What the exercise asks: Looking at the data below, count the lines that contain the string "this". Write only the total.

Supplied data:
-- Start --

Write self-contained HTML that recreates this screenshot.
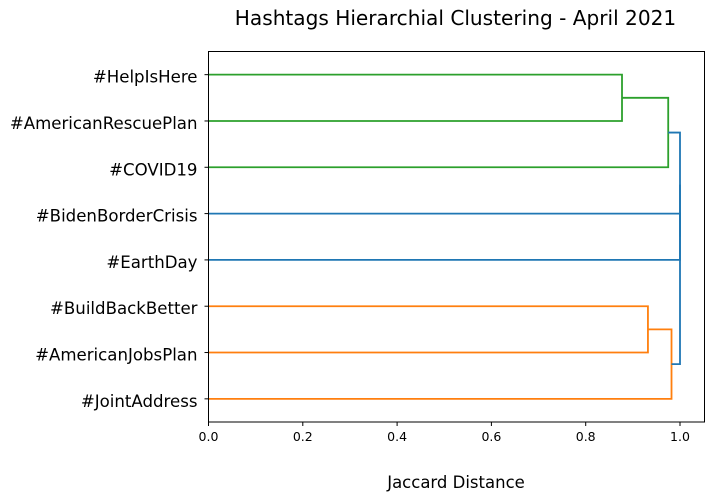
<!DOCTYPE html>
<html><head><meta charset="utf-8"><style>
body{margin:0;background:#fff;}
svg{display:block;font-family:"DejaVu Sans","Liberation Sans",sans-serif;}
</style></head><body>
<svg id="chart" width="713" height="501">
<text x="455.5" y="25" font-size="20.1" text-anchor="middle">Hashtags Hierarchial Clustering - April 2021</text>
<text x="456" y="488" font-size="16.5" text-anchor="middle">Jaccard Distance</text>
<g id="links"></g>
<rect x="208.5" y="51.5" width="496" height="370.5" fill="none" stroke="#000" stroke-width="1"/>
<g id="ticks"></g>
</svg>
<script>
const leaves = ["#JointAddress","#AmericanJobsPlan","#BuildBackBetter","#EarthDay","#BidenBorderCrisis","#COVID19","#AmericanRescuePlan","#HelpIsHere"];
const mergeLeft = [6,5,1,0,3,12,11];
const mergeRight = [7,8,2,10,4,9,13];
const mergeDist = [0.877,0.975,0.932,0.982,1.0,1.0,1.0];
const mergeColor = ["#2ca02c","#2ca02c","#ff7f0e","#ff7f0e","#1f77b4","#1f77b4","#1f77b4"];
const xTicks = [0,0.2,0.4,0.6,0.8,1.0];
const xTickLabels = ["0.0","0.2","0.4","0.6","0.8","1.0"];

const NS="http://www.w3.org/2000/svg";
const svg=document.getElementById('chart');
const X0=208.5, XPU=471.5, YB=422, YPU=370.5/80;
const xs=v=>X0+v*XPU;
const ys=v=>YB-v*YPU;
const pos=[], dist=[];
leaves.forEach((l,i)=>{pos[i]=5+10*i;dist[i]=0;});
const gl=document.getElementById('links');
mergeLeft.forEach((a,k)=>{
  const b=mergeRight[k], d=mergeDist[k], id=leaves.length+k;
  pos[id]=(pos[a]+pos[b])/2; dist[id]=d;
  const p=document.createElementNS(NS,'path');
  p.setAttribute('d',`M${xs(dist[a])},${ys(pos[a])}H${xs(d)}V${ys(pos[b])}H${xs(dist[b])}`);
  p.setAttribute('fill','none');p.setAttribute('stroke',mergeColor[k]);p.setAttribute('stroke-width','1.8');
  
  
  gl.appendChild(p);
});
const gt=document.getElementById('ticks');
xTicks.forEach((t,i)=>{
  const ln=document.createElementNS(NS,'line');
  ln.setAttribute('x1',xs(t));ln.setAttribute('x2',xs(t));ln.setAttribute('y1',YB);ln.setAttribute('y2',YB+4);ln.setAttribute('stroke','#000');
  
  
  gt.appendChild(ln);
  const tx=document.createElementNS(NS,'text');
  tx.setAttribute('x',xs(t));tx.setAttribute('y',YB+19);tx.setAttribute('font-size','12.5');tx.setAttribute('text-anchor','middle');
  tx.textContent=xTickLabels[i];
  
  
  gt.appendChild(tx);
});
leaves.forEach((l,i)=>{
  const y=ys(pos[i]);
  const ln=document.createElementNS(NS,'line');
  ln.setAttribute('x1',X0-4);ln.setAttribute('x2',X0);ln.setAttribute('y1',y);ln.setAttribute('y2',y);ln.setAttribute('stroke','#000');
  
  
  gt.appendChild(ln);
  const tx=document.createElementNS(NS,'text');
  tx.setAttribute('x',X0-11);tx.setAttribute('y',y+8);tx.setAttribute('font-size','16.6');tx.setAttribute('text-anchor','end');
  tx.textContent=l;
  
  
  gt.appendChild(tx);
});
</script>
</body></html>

-- End --
-- Start --

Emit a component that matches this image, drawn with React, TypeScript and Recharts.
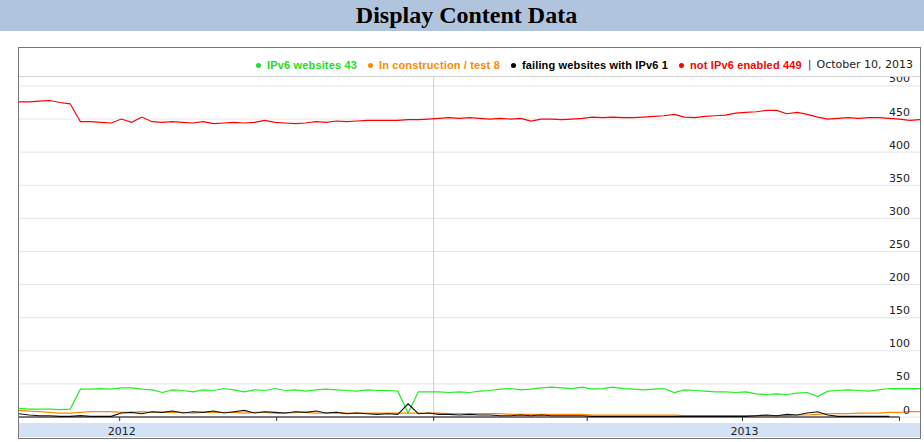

-- End --
-- Start --

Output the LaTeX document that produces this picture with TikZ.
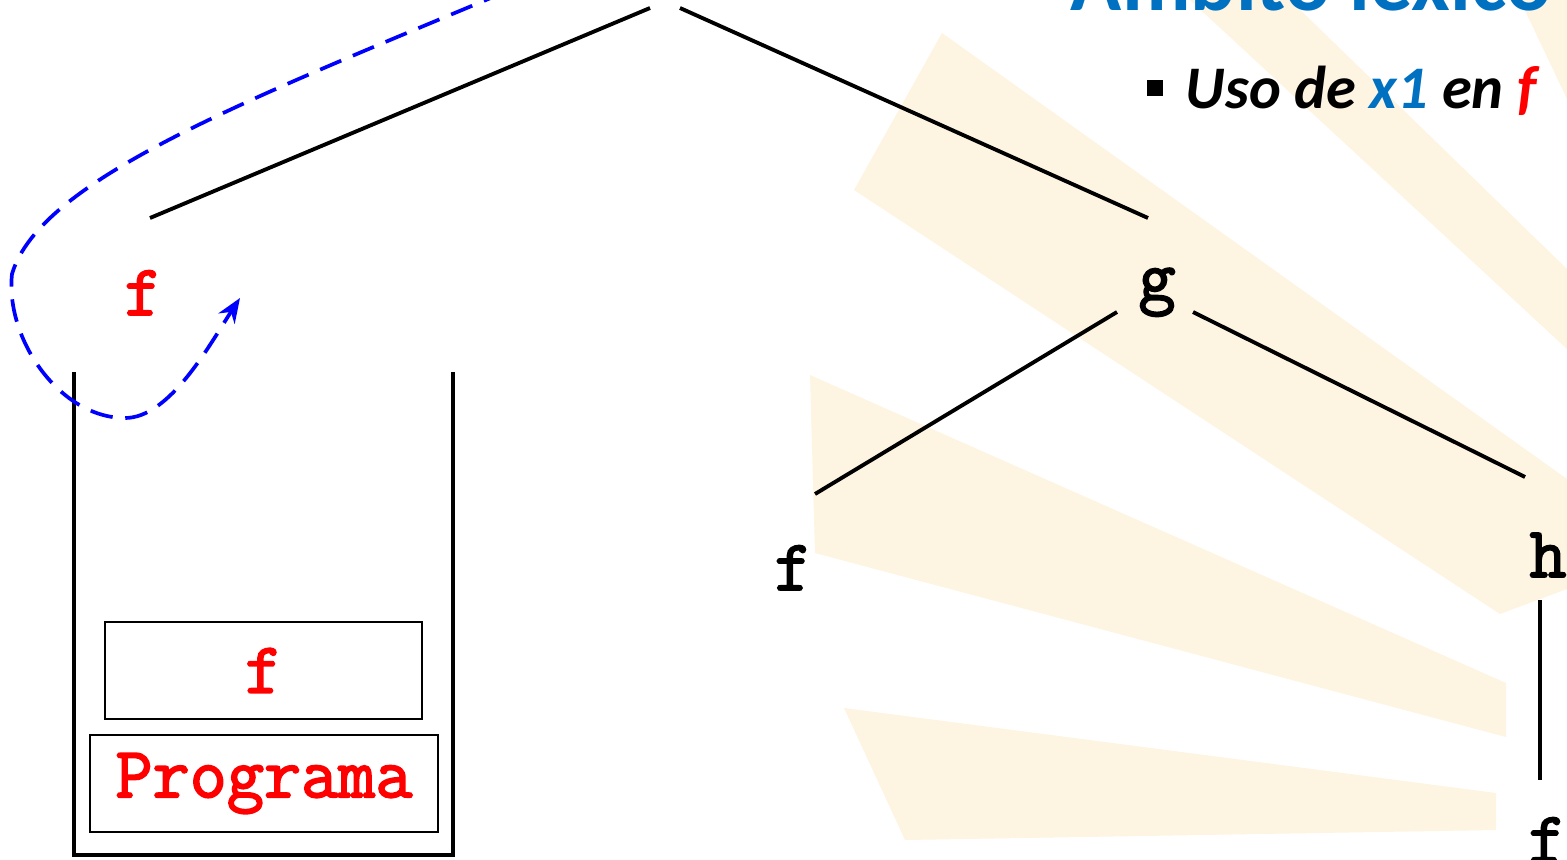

-- End --

Task output: 3